Before their life in Mexico, Eric and Mya spent 12 years working, mostly in restaurants, in New York City (on “that rat race-hamster wheel,” as Mya has described it). In their spare time, the two quietly tossed around the idea of beginning a new, adventure-filled life south of the border, where they could swim in the clear blue ocean in the mornings, open for dinner service in the evenings and close up to travel during the summer.
They put their minds to realizing this dream after that seminal trip to Tulum in 2009. “Everyone looked at us like we were crazy,” Eric says. But they eventually saved up enough funds to move to Tulum in May of the following year, with a vague plan to build a restaurant from scratch. They found their land two months later, a 3,000-square-foot sloping, overgrown plot of jungle on the beach road with a fig tree out in the front, and signed the papers in August.
Little did Eric and Mya know just how much work lay ahead of them. The overgrown palm trees and plants were filled with snakes, iguanas and other creatures. Tulum, a protected environment, was off the grid entirely, so if they wanted electricity, they’d have to install gas generators or solar panels. Plumbing was nonexistent; they would have to install a septic system and have potable water trucked in daily.

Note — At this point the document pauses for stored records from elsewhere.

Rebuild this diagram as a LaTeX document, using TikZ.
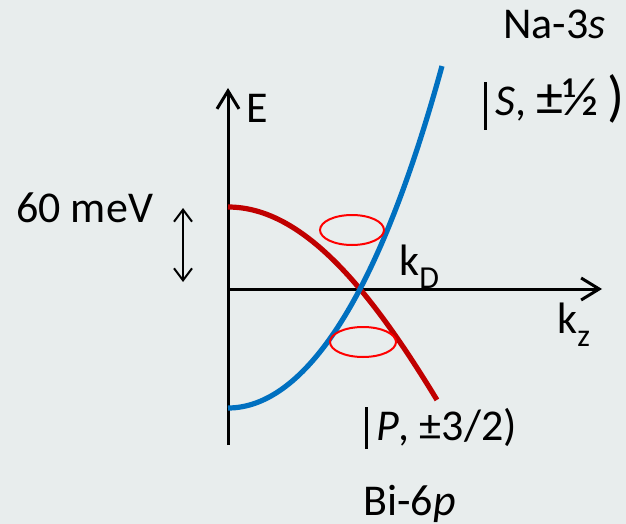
\documentclass[tikz,border=0pt]{standalone}
\usepackage{fontspec}
\setmainfont{Carlito}
\usetikzlibrary{arrows.meta}
\definecolor{bgcol}{HTML}{E8EDED}
\definecolor{bandred}{HTML}{C00000}
\definecolor{bandblue}{HTML}{0070C0}
\newcommand{\ketbar}[2]{\rule[-#1]{1.4pt}{#2}\hspace{4pt}}
\newcommand{\lowsub}[1]{\raisebox{-6.5pt}{\fontsize{16}{18}\selectfont #1}}

\begin{document}
\begin{tikzpicture}[x=0.5pt,y=-0.5pt,
  axis/.style={line width=1.5pt,-{Straight Barb[length=9pt,width=11pt]}},
  gap/.style={line width=1pt,{Straight Barb[length=6pt,width=9pt]}-{Straight Barb[length=6pt,width=9pt]}},
  band/.style={line width=2.6pt},
  ring/.style={red,line width=1pt},
  lbl/.style={font=\fontsize{22}{26}\selectfont,inner sep=0pt,anchor=base west}]
  % background and frame
  \fill[bgcol] (0,0) rectangle (626,524);
  \useasboundingbox (0,0) rectangle (626,524);
  % axes
  \coordinate (O) at (228,289);
  \coordinate (Ebot) at (228,445);
  \coordinate (Etop) at (228,88);
  \coordinate (kend) at (602,289);
  \draw[axis] (Ebot) -- (Etop);
  \draw[axis] (O) -- (kend);
  % bands
  \draw[band,bandred] plot[domain=0:2.09,samples=60,smooth] ({228+100*\x},{207+48.98*\x*\x-1.099*\x^4});
  \draw[band,bandblue] plot[domain=0:2.14,samples=60,smooth] ({228+100*\x},{408-64.38*\x*\x-2.247*\x^4});
  % Fermi surface rings
  \draw[ring] (352,230) ellipse [x radius=16pt, y radius=7.5pt];
  \draw[ring] (363,342) ellipse [x radius=16.5pt, y radius=7.5pt];
  % energy scale
  \coordinate (gtop) at (183,208);
  \coordinate (gbot) at (183,282);
  \draw[gap] (gtop) -- (gbot);
  % labels
  \node[lbl] (na) at (503,39) {Na-3\textit{s}};
  \node[lbl] (sstate) at (484,116) {\ketbar{7pt}{24pt}\textit{S}, {\fontsize{27}{30}\selectfont ±½}\hspace{4pt}{\fontsize{28}{30}\selectfont )}};
  \node[lbl] (elbl) at (246,122) {E};
  \node[lbl] (mev) at (16,222) {60 meV};
  \node[lbl] (kd) at (399,275) {k\lowsub{D}};
  \node[lbl] (kz) at (557,333) {k\lowsub{z}};
  \node[lbl] (pstate) at (365,440) {\ketbar{4.5pt}{21pt}\textit{P}, ±3/2)};
  \node[lbl] (bi) at (363,515) {Bi-6\textit{p}};
\end{tikzpicture}
\end{document}
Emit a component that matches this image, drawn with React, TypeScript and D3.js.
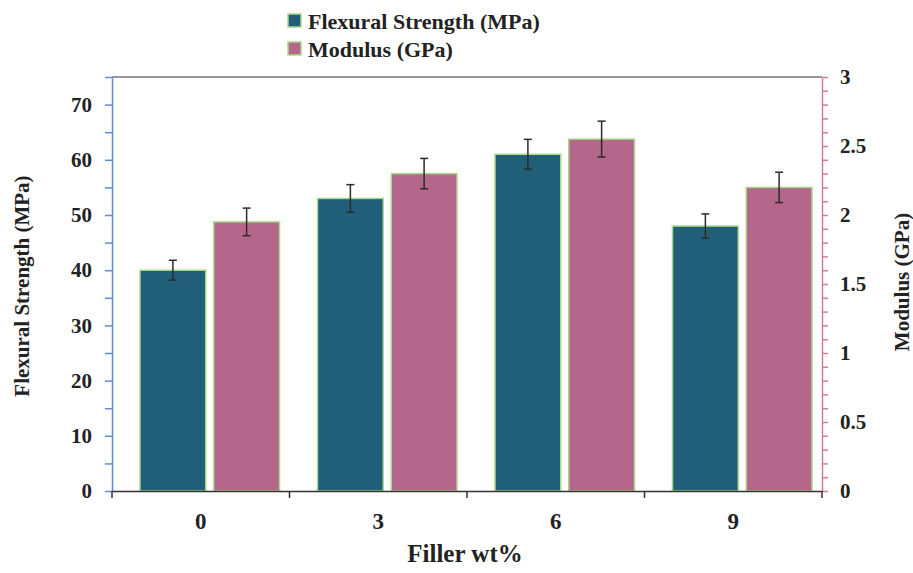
import React, { useEffect, useRef } from "react";
import * as d3 from "d3";

const categories = ["0", "3", "6", "9"];
const flexural = [40, 53, 61, 48];
const flexuralErr = [1.8, 2.5, 2.7, 2.2];
const modulus = [1.95, 2.3, 2.55, 2.2];
const modulusErr = [0.1, 0.11, 0.13, 0.11];
const leftTicks = [0, 10, 20, 30, 40, 50, 60, 70];
const rightTicks = [0, 0.5, 1, 1.5, 2, 2.5, 3];

const FONT = "'Liberation Serif', serif";

export default function App() {
  const svgRef = useRef<SVGSVGElement>(null);

  useEffect(() => {
    const width = 913;
    const height = 573;
    const margin = { top: 77, right: 91, bottom: 82, left: 112 };

    const svg = d3.select(svgRef.current).attr("width", width).attr("height", height);
    svg.selectAll("*").remove();

    const innerW = width - margin.left - margin.right;
    const innerH = height - margin.top - margin.bottom;
    const g = svg.append("g").attr("transform", `translate(${margin.left},${margin.top})`);

    const x = d3.scaleBand().domain(categories).range([0, innerW]).padding(0);
    const sub = d3.scaleBand().domain(["flex", "mod"]).range([28, x.bandwidth() - 10]).paddingInner(0.108);
    const yL = d3.scaleLinear().domain([0, 75]).range([innerH, 0]);
    const yR = d3.scaleLinear().domain([0, 3]).range([innerH, 0]);

    const flexColor = "#215e79";
    const modColor = "#b5668b";
    const edge = "#a9d98c";

    // top border
    g.append("line").attr("x1", 0).attr("x2", innerW).attr("y1", 0).attr("y2", 0)
      .attr("stroke", "#333").attr("stroke-width", 1.2);

    // bars
    categories.forEach((c, i) => {
      const x0 = x(c)!;
      g.append("rect")
        .attr("x", x0 + sub("flex")!).attr("y", yL(flexural[i]))
        .attr("width", sub.bandwidth()).attr("height", innerH - yL(flexural[i]))
        .attr("fill", flexColor).attr("stroke", edge).attr("stroke-width", 1.5);
      g.append("rect")
        .attr("x", x0 + sub("mod")!).attr("y", yR(modulus[i]))
        .attr("width", sub.bandwidth()).attr("height", innerH - yR(modulus[i]))
        .attr("fill", modColor).attr("stroke", edge).attr("stroke-width", 1.5);

      const errs = [
        { cx: x0 + sub("flex")! + sub.bandwidth() / 2, lo: yL(flexural[i] - flexuralErr[i]), hi: yL(flexural[i] + flexuralErr[i]) },
        { cx: x0 + sub("mod")! + sub.bandwidth() / 2, lo: yR(modulus[i] - modulusErr[i]), hi: yR(modulus[i] + modulusErr[i]) },
      ];
      errs.forEach(e => {
        const eg = g.append("g").attr("stroke", "#2b2b2b").attr("stroke-width", 1.5);
        eg.append("line").attr("x1", e.cx).attr("x2", e.cx).attr("y1", e.lo).attr("y2", e.hi);
        eg.append("line").attr("x1", e.cx - 4).attr("x2", e.cx + 4).attr("y1", e.lo).attr("y2", e.lo);
        eg.append("line").attr("x1", e.cx - 4).attr("x2", e.cx + 4).attr("y1", e.hi).attr("y2", e.hi);
      });
    });

    // left axis
    const left = g.append("g")
      .call(d3.axisLeft(yL).tickValues(d3.range(0, 75.1, 5)).tickSize(7).tickSizeOuter(0)
        .tickFormat(d => (leftTicks.includes(+d) ? String(d) : "")));
    left.select(".domain").attr("stroke", "#5b8dd8").attr("stroke-width", 1.5);
    left.selectAll(".tick line").attr("stroke", "#5b8dd8").attr("stroke-width", 1.5);
    left.selectAll(".tick text").attr("x", -20).attr("font-family", FONT).attr("font-weight", "bold")
      .attr("font-size", 21).attr("fill", "#222");

    // right axis
    const right = g.append("g").attr("transform", `translate(${innerW},0)`)
      .call(d3.axisRight(yR).tickValues(d3.range(0, 30.1, 1).map(v => v / 10)).tickSize(6).tickSizeOuter(0)
        .tickFormat(d => (rightTicks.some(t => Math.abs(t - +d) < 1e-6) ? String(d) : "")));
    right.select(".domain").attr("stroke", "#d27aa0").attr("stroke-width", 1.5);
    right.selectAll(".tick line").attr("stroke", "#d27aa0").attr("stroke-width", 1.5);
    right.selectAll(".tick text").attr("x", 18).attr("font-family", FONT).attr("font-weight", "bold")
      .attr("font-size", 21).attr("fill", "#222");

    // bottom axis
    const bottom = g.append("g").attr("transform", `translate(0,${innerH})`)
      .call(d3.axisBottom(x).tickSize(0).tickPadding(22));
    bottom.select(".domain").attr("stroke", "#333").attr("stroke-width", 1.5);
    bottom.selectAll(".tick text").attr("font-family", FONT).attr("font-weight", "bold")
      .attr("font-size", 23).attr("fill", "#222");
    const bounds = [...categories.map(c => x(c)!), innerW];
    bounds.forEach(b => {
      bottom.append("line").attr("x1", b).attr("x2", b).attr("y1", 0).attr("y2", 7)
        .attr("stroke", "#333").attr("stroke-width", 1.5);
    });

    // axis titles
    svg.append("text")
      .attr("transform", `translate(29,${margin.top + innerH / 2 + 2}) rotate(-90)`)
      .attr("text-anchor", "middle").attr("font-family", FONT).attr("font-weight", "bold")
      .attr("font-size", 21).attr("fill", "#222").text("Flexural Strength (MPa)");
    svg.append("text")
      .attr("transform", `translate(909,${margin.top + innerH / 2 - 2}) rotate(-90)`)
      .attr("text-anchor", "middle").attr("font-family", FONT).attr("font-weight", "bold")
      .attr("font-size", 21).attr("fill", "#222").text("Modulus (GPa)");
    svg.append("text")
      .attr("x", margin.left + innerW / 2 - 2).attr("y", 562)
      .attr("text-anchor", "middle").attr("font-family", FONT).attr("font-weight", "bold")
      .attr("font-size", 25).attr("fill", "#222").text("Filler wt%");

    // legend
    const legend = [
      { label: "Flexural Strength (MPa)", color: flexColor },
      { label: "Modulus (GPa)", color: modColor },
    ];
    legend.forEach((l, i) => {
      const ly = 14 + i * 28;
      svg.append("rect").attr("x", 288).attr("y", ly).attr("width", 13).attr("height", 13)
        .attr("fill", l.color).attr("stroke", edge).attr("stroke-width", 1.5);
      svg.append("text").attr("x", 308).attr("y", ly + 15).attr("font-family", FONT)
        .attr("font-weight", "bold").attr("font-size", 22).attr("fill", "#222").text(l.label);
    });
  }, []);

  return <svg ref={svgRef} style={{ position: "absolute", left: 0, top: 0 }}></svg>;
}
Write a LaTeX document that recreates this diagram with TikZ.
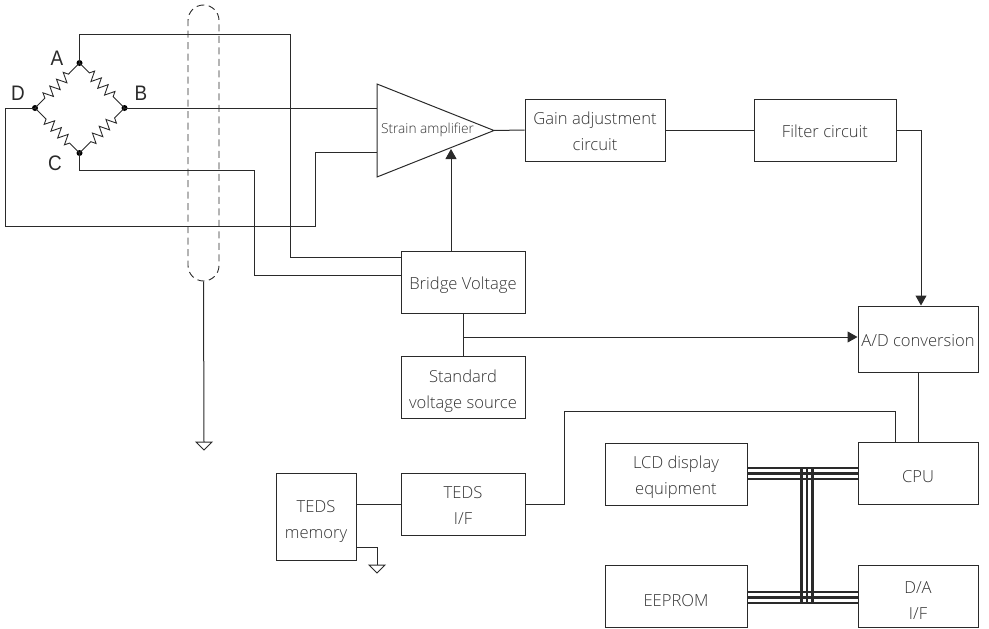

Instead of a streamlined, modern, cushily-financed restaurant project, the two decided to do things their own way. “We saw an opportunity to do what we felt like hadn’t been done,” Mya says. They built Hartwood as an open-air restaurant—no roof, no walls—so that while guests ate dinner, they could enjoy the star-filled sky (even if that meant closing sometimes during the rainy season). Rather than installing a gaggle of generators, all food would be cooked with wood on a grill or in an outdoor oven. Eric and a few local fishermen would bring in just-caught marlin, robalo and other Caribbean seafood every day.
Doing things differently meant encountering challenges that were tirelessly solved only by trial and error. Even today, nothing—from the ice, which is brought to the restaurant in blocks several times a day, to the fruit juices, which are squeezed fresh every single day by hand-cranked juicers—comes easy. With the restaurant a few miles from town and separated by a narrow road, Eric, Mya and the rest of the staff have learned to call upon taxi drivers to help deliver ice, pick up orders from the butcher, return packing crates to fresh market stands and take staff home at the end of the day. [Learn more about how Hartwood sources ingredients.]
Thankfully, the restaurant’s growing pains weren’t without tremendous payoff: All of that effort has brought lasting rewards. “It [the process creating Hartwood from the ground up] was a challenge we all took on as a group,” Eric says. “It definitely brought us closer with our staff and everybody we were working with.” He is quick to acknowledge just how much the community has been an integral part of Hartwood’s success: “Everybody was willing to tell you about this ingredient, how it works, or the name for this, teaching you words in Maya.”
Hartwood has transformed Tulum, and helped put it on the map as a global destination. But as much as Eric and Mya have given to the region, they’ve also gotten back in kind, learning about how to live from the Mayan people. “In this culture here, everyone lives for the moment,” Mya says. “That is something we want to try to practice more of: to be in the moment, to stay present, to enjoy the things and to take real notice of our surroundings.”